Версилов говорит: «Только я один, между всеми петролейщиками (т. е. поджигателями; от „петролей“ — керосин. — Ю.К.), мог сказать им в глаза, что их Тюильри (т. е. поджог этого дворца. — Ю.К.) — ошибка; и только я один между всеми консерваторами-отомстителями мог сказать отомстителям, что Тюильри — хоть и преступление, но все же логика…» Слова эти — и по смыслу своему, и по тону — звучат уже не анафемски, а трагически, не памфлетно, а реквиемно.
И не забудем еще, что в «Братьях Карамазовых» не только старец Зосима выпускает Алешу «в мир», но и сам Достоевский собирался «выпустить» его в революцию…[59]
Время — честный человек, по французской поговорке. В свете того, что мы знаем о «Бесах» сегодня, в свете перспектив постижения романа все более примитивными выглядят попытки «присвоить» его в целях спекулятивно-политических.
Можно, конечно, «присвоить» себе роман, можно «утилизовать» его.
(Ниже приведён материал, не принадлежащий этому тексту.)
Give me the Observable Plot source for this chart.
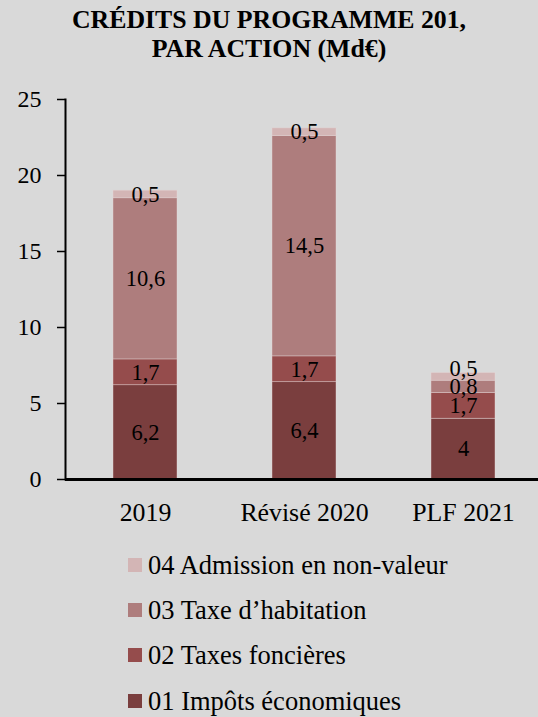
<!DOCTYPE html>
<html>
<head>
<meta charset="utf-8">
<script src="https://cdn.jsdelivr.net/npm/d3@7"></script>
<script src="https://cdn.jsdelivr.net/npm/@observablehq/plot@0.6"></script>
<style>
  html, body { margin: 0; padding: 0; background: #d9d9d9; width: 538px; height: 717px; overflow: hidden; }
  body { position: relative; font-family: "Liberation Serif", "Times New Roman", serif; color: #000; }
  #title { position: absolute; left: 0; top: 5px; width: 538px; text-align: center; font-weight: bold; font-size: 25.8px; line-height: 29px; }
  #chart { position: absolute; left: 0; top: 70px; }
  #legend { position: absolute; left: 128px; top: 0; }
  .row { position: absolute; left: 0; white-space: nowrap; font-size: 26.5px; display: flex; align-items: center; height: 30px; }
  .sw { width: 14px; height: 14px; margin-right: 6px; }
</style>
</head>
<body>
<div id="title">CRÉDITS DU PROGRAMME 201,<br>PAR ACTION (Md€)</div>
<div id="chart"></div>
<div id="legend"></div>
<script>
// Data
const periods = ["2019", "Révisé 2020", "PLF 2021"];
const actions = ["01 Impôts économiques", "02 Taxes foncières", "03 Taxe d’habitation", "04 Admission en non-valeur"];
const colors = ["#7a3e3e", "#954c4c", "#ae7d7d", "#d3b5b5"];
const impotsEconomiques = [6.2, 6.4, 4];
const taxesFoncieres = [1.7, 1.7, 1.7];
const taxeHabitation = [10.6, 14.5, 0.8];
const admissionNonValeur = [0.5, 0.5, 0.5];
const yTicks = [0, 5, 10, 15, 20, 25];

const seriesValues = [impotsEconomiques, taxesFoncieres, taxeHabitation, admissionNonValeur];
const rows = [];
actions.forEach((a, i) => periods.forEach((p, j) => rows.push({period: p, action: a, value: seriesValues[i][j]})));
const fmt = v => String(v).replace(".", ",");
// the small top label of the last bar is nudged up to reduce overlap, as in the reference
const nudged = d => d.period === periods[2] && d.action === actions[3];

const textOpts = {x: "period", y: "value", z: "action", order: actions, text: d => fmt(d.value), fontSize: 22.5, fill: "#000"};

const plot = Plot.plot({
  width: 538,
  height: 470,
  marginTop: 29,
  marginBottom: 61,
  marginLeft: 65,
  marginRight: 0,
  style: {background: "transparent", fontFamily: "Liberation Serif, Times New Roman, serif", color: "#000"},
  x: {domain: periods, range: [65, 542], paddingInner: 0.6, paddingOuter: 0.3, label: null},
  y: {domain: [0, 25], label: null},
  color: {domain: actions, range: colors},
  marks: [
    Plot.barY(rows, {x: "period", y: "value", fill: "action", z: "action", order: actions, stroke: "#e6d6d6", strokeWidth: 0.6, strokeOpacity: 0.7}),
    Plot.text(rows, Plot.filter(d => !nudged(d), Plot.stackY(textOpts))),
    Plot.text(rows, Plot.filter(nudged, Plot.stackY({...textOpts, dy: -8}))),
    Plot.axisY({ticks: yTicks, tickSize: 8, tickPadding: 16, fontSize: 24, strokeWidth: 1.5, tickFormat: d => String(d), label: null}),
    Plot.frame({anchor: "left", strokeWidth: 2}),
    Plot.ruleY([0], {strokeWidth: 3}),
    Plot.axisX({tickSize: 0, tickPadding: 23, fontSize: 25.8, label: null})
  ]
});
document.getElementById("chart").appendChild(plot);

// Legend (top to bottom: 04 .. 01)
const legendCenters = [565, 610, 655, 701];
const legend = document.getElementById("legend");
actions.slice().reverse().forEach((a, k) => {
  const row = document.createElement("div");
  row.className = "row";
  row.style.top = (legendCenters[k] - 15) + "px";
  const sw = document.createElement("span");
  sw.className = "sw";
  sw.style.background = colors[actions.length - 1 - k];
  const t = document.createElement("span");
  t.textContent = a;
  row.appendChild(sw);
  row.appendChild(t);
  legend.appendChild(row);
});
</script>
</body>
</html>
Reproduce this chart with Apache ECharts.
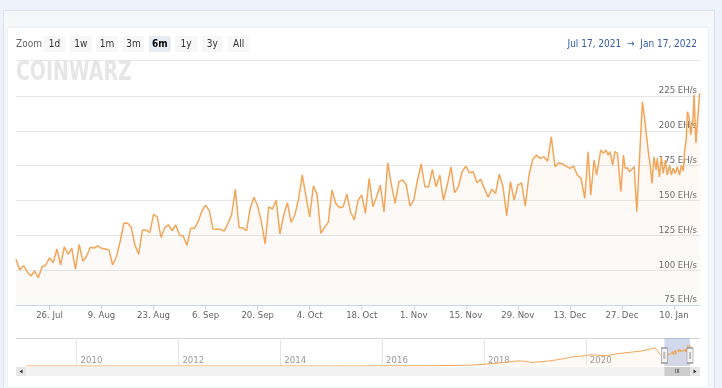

Только — что это будет за роман и что это будет за Достоевский? Особенно убедительной и трогательной при этом является картинка, когда восхвалять Достоевского начинают вдруг… служители главного беса: «Странный человек этот буржуа: провозглашает прямо, что деньги есть высочайшая добродетель и обязанность человеческая, а между тем ужасно любит поиграть в высшее благородство» (5; 76).
Есть «счетчик Гейгера», определяющий степень радиоактивности среды. Можно, вероятно, сказать, что есть и «счетчик Достоевского», определяющий степень духовной, нравственной порчи общества, обладающий сверхчуткостью ко всякой бесовщине.
Извлечем уроки из ослепления Достоевского, поймем чрезвычайную важность его самообуздания (слово первое и слово последнее), примем и приумножим его прозрения, не будем отвечать анафемой на анафему там, где возможен диалог, пусть он станет возможным хоть после десятой, хоть после сотой попытки, не будем преуспевать в страшном (и страшно легком) искусстве делания себе врагов и преуспеем в прекрасном искусстве (но очень, очень трудном) искать, находить, удерживать союзников, укреплять союз со всеми жизнетворческими, антибесовскими силами, и только тогда мы получим наконец соединение, взаимоусиление истинно гуманистической политики и подлинного искусства.